Puestos a etiquetar – nefasta moda, por cierto -, abogaría por denominar a los hijos del baby boom de los 70 como la Generación del Desencanto. La mía es una generación pletórica de energía, fuerza y talento a la que, a edad temprana, se le abrió la puerta del futuro, de la prosperidad y el éxito. Con la efervescencia propia de la juventud, tratamos de asir todo aquello a lo que se supone que teníamos derecho, procuramos igualar y superar a nuestros modelos, esos que alcanzaron su plenitud a inicios y mediados del siglo XX. Era el nuestro el reino de la oportunidad y la posibilidad, con unos referentes morales y profesionales bastante definidos, con independencia de cuál fuera nuestra área de interés.
Y en algún momento, el escenario cambió. Las puertas antaño abiertas, hoy se cierran a cal y canto. La ilusión es sustituida sistemáticamente por el miedo y la desesperanza y, lejos de procurar utilizar el talento que poseemos – que no es poco – para prosperar, nos limitamos a sobrevivir, con el horizonte del futuro ubicado apenas unas semanas o meses delante de nuestra vista. Los años pasan, la efervescencia juvenil se transforma en conformismo y, como guinda de este descorazonador pastel, asistimos a la natural desaparición de nuestros referentes, tal y como hemos comprobado en días pasados. El caldo de cultivo para nuestro desarrollo no es nada propicio. Y no trataré de realizar vaticinios sobre las generaciones venideras, pues no tengo afán de futurólogo.

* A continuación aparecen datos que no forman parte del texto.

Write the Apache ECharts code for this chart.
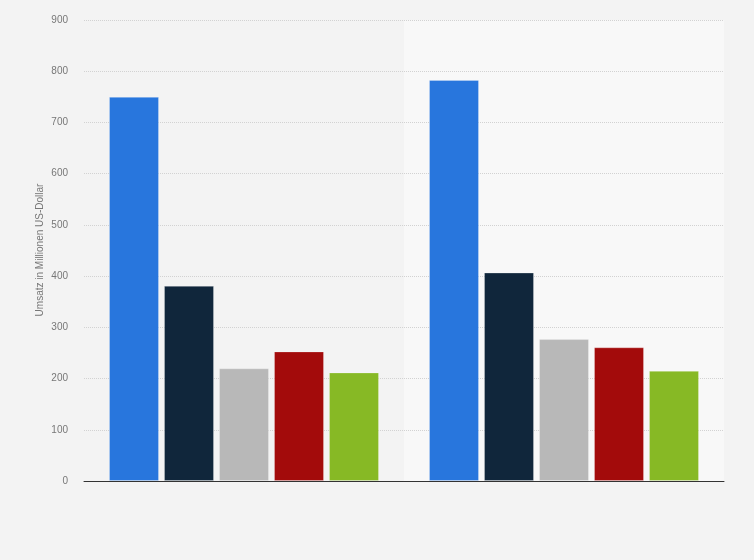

No se trata tan sólo de un negro panorama laboral o un entorno de crisis económica – ese término que, de tan manoseado, ha perdido todo significado para muchos -. Considero innegable el progresivo y acelerado declive al que asistimos, manifestado en áreas tan dispares como la política, la economía, la educación y la fijación de unos valores no negociables, unas líneas maestras que deben conformar el armazón de nuestra sociedad con vistas al futuro. Además, muchos observamos con desesperación cómo las esferas de la creación artística, la cultura, el pensamiento y la reflexión soportan constantes muestras de menosprecio y ninguneo; la falta de atención que parecemos mostrar hacia otro de los pilares esenciales de nuestra sociedad es alarmante. Nos limitamos a arañar la superficie sin profundizar ni analizar absolutamente nada. Y la combinación de una juventud, desencantada y sin un futuro claro, con una sociedad carente por completo de referentes y base cultural – entendiendo la Cultura en su sentido más amplio, más allá de subvenciones y medidas cortoplacistas para salir del paso -, puede configurar un peligroso explosivo, cuyo instante de detonación es incierto, aunque posea una capacidad de devastación difícilmente medible. A la generación responsable de reconducir la situación le están arrancando las ganas de actuar a zarpazos, mientras el tiempo pasa, ajeno a todo. Quizás sólo quede recurrir a la política del avestruz, escondiendo la cabeza. Cuando, en el futuro, nos rasguemos las vestiduras convendrá saber qué hemos hecho mal. Aunque sea tarde.